** begin **
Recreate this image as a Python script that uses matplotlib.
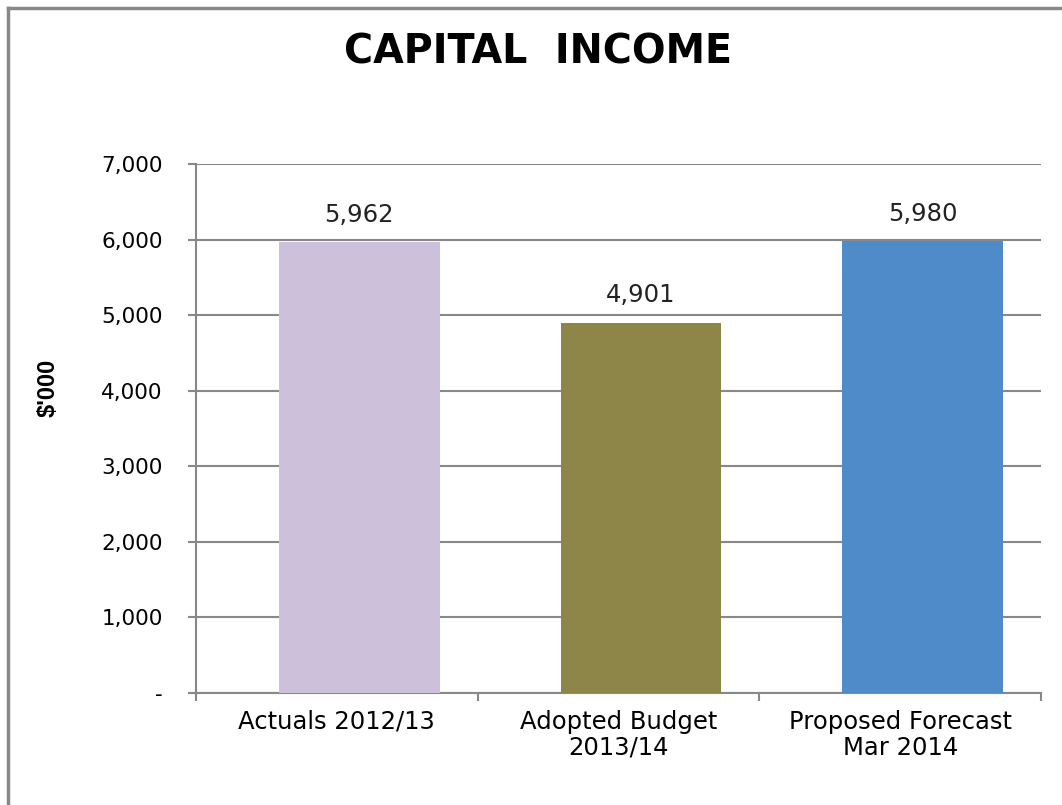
import matplotlib
matplotlib.use("Agg")
import matplotlib.pyplot as plt
from matplotlib.lines import Line2D

categories = ["Actuals 2012/13", "Adopted Budget\n2013/14", "Proposed Forecast\nMar 2014"]
values = [5962, 4901, 5980]
colors = ["#CCC0DA", "#8E8549", "#4F8AC9"]
yticks = [0, 1000, 2000, 3000, 4000, 5000, 6000, 7000]


def fmt(v):
    return "-" if v == 0 else f"{v:,}"


def main():
    fig = plt.figure(figsize=(10.62, 8.05), dpi=100)
    ax = fig.add_axes([196 / 1062, 1 - 693 / 805, 845 / 1062, 529 / 805])

    x = list(range(len(categories)))
    bar_x = [i + 0.08 for i in x]
    ax.bar(bar_x, values, width=0.57, color=colors, zorder=3)

    for bx, v in zip(bar_x, values):
        ax.annotate(f"{v:,}", (bx, v), xytext=(0, 11), textcoords="offset points",
                    ha="center", va="bottom", fontsize=17.5, family="DejaVu Sans",
                    color="#222222")

    ax.set_xlim(-0.5, 2.5)
    ax.set_ylim(0, 7000)
    ax.set_yticks(yticks)
    ax.set_yticklabels([fmt(v) for v in yticks], fontsize=15.5, family="DejaVu Sans")
    ax.set_xticks(x)
    ax.set_xticklabels(categories, fontsize=17.5, family="DejaVu Sans", linespacing=1.1)
    ax.set_xticks([-0.5, 0.5, 1.5, 2.5], minor=True)
    ax.tick_params(axis="x", which="major", length=0, pad=12)
    ax.tick_params(axis="x", which="minor", length=5.5, color="#888888", width=1.5)
    ax.tick_params(axis="y", length=6, color="#888888", width=1.5, pad=18)

    ax.grid(axis="y", color="#888888", linewidth=1.5, zorder=0)
    ax.set_axisbelow(True)
    for s in ["top", "right"]:
        ax.spines[s].set_visible(False)
    for s in ["left", "bottom"]:
        ax.spines[s].set_color("#888888")
        ax.spines[s].set_linewidth(1.5)

    ax.set_ylabel("$'000", fontsize=17, fontweight="bold", family="Liberation Sans")
    ax.yaxis.set_label_coords(-0.161, 0.577)

    fig.text(538 / 1062, 1 - 52 / 805, "CAPITAL  INCOME", ha="center", va="center",
             fontsize=28.5, fontweight="bold", family="DejaVu Sans")

    # outer frame (left and top only visible)
    fig.add_artist(Line2D([7.5 / 1062, 7.5 / 1062], [0, 1 - 8 / 805], color="#888888", linewidth=2.5,
                          transform=fig.transFigure))
    fig.add_artist(Line2D([7.5 / 1062, 1], [1 - 8 / 805, 1 - 8 / 805], color="#888888", linewidth=2.5,
                          transform=fig.transFigure))

    fig.savefig("out.png", dpi=100)


if __name__ == "__main__":
    main()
** end **
▸ TASK TO CARRY OUT
Exclude the pictures, and transcribe all of the material exactly.

▸ RESULT OF THIS EXERCISE
Recreate this image as a Python script that uses matplotlib.
import matplotlib
matplotlib.use("Agg")
import matplotlib.pyplot as plt
from matplotlib.lines import Line2D

categories = ["Actuals 2012/13", "Adopted Budget\n2013/14", "Proposed Forecast\nMar 2014"]
values = [5962, 4901, 5980]
colors = ["#CCC0DA", "#8E8549", "#4F8AC9"]
yticks = [0, 1000, 2000, 3000, 4000, 5000, 6000, 7000]


def fmt(v):
    return "-" if v == 0 else f"{v:,}"


def main():
    fig = plt.figure(figsize=(10.62, 8.05), dpi=100)
    ax = fig.add_axes([196 / 1062, 1 - 693 / 805, 845 / 1062, 529 / 805])

    x = list(range(len(categories)))
    bar_x = [i + 0.08 for i in x]
    ax.bar(bar_x, values, width=0.57, color=colors, zorder=3)

    for bx, v in zip(bar_x, values):
        ax.annotate(f"{v:,}", (bx, v), xytext=(0, 11), textcoords="offset points",
                    ha="center", va="bottom", fontsize=17.5, family="DejaVu Sans",
                    color="#222222")

    ax.set_xlim(-0.5, 2.5)
    ax.set_ylim(0, 7000)
    ax.set_yticks(yticks)
    ax.set_yticklabels([fmt(v) for v in yticks], fontsize=15.5, family="DejaVu Sans")
    ax.set_xticks(x)
    ax.set_xticklabels(categories, fontsize=17.5, family="DejaVu Sans", linespacing=1.1)
    ax.set_xticks([-0.5, 0.5, 1.5, 2.5], minor=True)
    ax.tick_params(axis="x", which="major", length=0, pad=12)
    ax.tick_params(axis="x", which="minor", length=5.5, color="#888888", width=1.5)
    ax.tick_params(axis="y", length=6, color="#888888", width=1.5, pad=18)

    ax.grid(axis="y", color="#888888", linewidth=1.5, zorder=0)
    ax.set_axisbelow(True)
    for s in ["top", "right"]:
        ax.spines[s].set_visible(False)
    for s in ["left", "bottom"]:
        ax.spines[s].set_color("#888888")
        ax.spines[s].set_linewidth(1.5)

    ax.set_ylabel("$'000", fontsize=17, fontweight="bold", family="Liberation Sans")
    ax.yaxis.set_label_coords(-0.161, 0.577)

    fig.text(538 / 1062, 1 - 52 / 805, "CAPITAL  INCOME", ha="center", va="center",
             fontsize=28.5, fontweight="bold", family="DejaVu Sans")

    # outer frame (left and top only visible)
    fig.add_artist(Line2D([7.5 / 1062, 7.5 / 1062], [0, 1 - 8 / 805], color="#888888", linewidth=2.5,
                          transform=fig.transFigure))
    fig.add_artist(Line2D([7.5 / 1062, 1], [1 - 8 / 805, 1 - 8 / 805], color="#888888", linewidth=2.5,
                          transform=fig.transFigure))

    fig.savefig("out.png", dpi=100)


if __name__ == "__main__":
    main()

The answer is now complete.